◆ WHAT TO DO:
Your task is to quote the listing below exactly, beginning with its first line and ending on the line bearing "import matplotlib.dates as mdates".

↓↓↓

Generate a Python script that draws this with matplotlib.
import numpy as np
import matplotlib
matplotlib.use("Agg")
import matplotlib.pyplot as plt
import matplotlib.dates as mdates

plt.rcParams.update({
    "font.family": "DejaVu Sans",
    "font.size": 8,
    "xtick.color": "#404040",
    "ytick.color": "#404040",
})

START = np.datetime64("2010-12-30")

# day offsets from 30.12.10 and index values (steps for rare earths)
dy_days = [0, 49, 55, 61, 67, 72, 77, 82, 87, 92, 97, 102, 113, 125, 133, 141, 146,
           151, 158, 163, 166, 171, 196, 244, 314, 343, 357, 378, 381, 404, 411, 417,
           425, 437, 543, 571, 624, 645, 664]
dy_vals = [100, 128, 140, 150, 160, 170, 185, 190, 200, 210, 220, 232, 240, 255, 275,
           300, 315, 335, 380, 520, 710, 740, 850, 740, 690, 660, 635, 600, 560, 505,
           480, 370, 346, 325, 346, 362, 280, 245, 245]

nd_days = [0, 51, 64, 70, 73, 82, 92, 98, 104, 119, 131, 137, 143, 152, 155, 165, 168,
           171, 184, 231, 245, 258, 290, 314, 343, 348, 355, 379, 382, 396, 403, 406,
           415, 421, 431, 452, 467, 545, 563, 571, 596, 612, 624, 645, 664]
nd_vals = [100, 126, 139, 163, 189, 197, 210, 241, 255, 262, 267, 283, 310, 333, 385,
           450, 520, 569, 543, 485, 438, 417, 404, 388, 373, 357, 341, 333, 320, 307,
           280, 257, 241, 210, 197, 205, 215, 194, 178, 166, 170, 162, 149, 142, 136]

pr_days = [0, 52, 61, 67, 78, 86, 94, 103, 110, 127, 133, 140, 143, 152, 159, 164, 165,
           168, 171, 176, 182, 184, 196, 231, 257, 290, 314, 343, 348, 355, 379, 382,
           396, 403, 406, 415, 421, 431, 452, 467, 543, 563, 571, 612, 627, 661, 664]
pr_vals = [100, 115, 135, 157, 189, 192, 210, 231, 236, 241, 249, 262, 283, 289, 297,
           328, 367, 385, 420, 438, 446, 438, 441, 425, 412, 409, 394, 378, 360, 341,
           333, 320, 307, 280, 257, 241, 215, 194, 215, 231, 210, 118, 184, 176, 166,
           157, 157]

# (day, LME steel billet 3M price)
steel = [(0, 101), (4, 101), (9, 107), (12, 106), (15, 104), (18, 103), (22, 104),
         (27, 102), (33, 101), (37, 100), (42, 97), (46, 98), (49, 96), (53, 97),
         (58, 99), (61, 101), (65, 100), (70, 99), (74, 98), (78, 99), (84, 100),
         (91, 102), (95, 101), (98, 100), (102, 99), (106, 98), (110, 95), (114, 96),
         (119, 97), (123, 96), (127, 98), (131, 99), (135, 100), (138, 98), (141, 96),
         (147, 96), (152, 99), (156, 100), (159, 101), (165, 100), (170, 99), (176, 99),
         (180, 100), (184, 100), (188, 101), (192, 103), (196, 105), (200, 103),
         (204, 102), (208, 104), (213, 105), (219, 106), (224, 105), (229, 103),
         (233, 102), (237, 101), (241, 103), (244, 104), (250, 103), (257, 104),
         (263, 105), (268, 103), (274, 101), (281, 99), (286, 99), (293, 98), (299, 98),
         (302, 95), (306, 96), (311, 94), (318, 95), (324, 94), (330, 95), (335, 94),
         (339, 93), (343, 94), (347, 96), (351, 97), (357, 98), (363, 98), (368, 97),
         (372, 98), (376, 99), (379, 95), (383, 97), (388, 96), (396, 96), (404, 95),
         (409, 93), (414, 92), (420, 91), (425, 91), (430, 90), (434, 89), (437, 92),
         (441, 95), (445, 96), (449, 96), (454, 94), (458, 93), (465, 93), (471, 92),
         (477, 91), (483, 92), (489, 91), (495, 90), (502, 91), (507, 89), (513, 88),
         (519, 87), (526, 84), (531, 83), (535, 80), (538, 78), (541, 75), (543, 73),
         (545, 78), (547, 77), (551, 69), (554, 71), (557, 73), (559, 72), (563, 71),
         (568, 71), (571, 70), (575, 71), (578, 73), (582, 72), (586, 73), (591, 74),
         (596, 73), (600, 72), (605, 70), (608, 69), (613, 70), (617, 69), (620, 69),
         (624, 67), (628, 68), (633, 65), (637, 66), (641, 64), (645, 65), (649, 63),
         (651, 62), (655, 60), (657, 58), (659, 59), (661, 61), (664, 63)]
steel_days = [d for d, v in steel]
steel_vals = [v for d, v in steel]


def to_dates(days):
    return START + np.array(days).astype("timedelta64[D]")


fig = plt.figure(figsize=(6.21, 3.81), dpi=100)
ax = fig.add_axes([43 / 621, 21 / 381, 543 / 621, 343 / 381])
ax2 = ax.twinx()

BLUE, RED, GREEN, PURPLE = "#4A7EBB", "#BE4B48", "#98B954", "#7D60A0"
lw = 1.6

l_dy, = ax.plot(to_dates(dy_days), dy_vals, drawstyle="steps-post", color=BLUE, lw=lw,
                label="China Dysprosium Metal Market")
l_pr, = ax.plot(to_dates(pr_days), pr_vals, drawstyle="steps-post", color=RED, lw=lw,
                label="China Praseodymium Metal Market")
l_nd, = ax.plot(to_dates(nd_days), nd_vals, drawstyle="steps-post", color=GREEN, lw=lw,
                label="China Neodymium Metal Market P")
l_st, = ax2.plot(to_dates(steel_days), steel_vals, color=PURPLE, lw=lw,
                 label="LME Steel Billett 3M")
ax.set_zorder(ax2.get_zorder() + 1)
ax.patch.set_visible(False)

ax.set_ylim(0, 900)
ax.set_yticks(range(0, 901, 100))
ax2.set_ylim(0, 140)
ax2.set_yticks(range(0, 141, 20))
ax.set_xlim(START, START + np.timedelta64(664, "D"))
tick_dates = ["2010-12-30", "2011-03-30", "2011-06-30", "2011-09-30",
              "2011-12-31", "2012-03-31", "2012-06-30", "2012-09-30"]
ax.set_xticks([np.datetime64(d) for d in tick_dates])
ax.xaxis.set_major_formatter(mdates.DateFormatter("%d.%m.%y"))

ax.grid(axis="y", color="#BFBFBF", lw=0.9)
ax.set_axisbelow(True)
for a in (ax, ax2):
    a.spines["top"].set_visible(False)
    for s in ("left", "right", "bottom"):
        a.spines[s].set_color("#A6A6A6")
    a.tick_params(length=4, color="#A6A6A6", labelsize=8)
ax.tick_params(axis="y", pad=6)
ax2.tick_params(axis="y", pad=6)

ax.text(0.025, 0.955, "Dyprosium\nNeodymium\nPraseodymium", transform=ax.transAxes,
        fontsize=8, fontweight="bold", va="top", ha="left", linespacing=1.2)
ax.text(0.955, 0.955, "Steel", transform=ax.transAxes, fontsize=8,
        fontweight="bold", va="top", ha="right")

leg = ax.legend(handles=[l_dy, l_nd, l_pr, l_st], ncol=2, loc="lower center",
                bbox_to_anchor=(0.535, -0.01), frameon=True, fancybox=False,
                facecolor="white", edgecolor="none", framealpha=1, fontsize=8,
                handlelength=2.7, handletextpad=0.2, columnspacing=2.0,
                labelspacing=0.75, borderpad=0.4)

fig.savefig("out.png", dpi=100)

↑↑↑

◆ FULL OUTPUT:
Generate a Python script that draws this with matplotlib.
import numpy as np
import matplotlib
matplotlib.use("Agg")
import matplotlib.pyplot as plt
import matplotlib.dates as mdates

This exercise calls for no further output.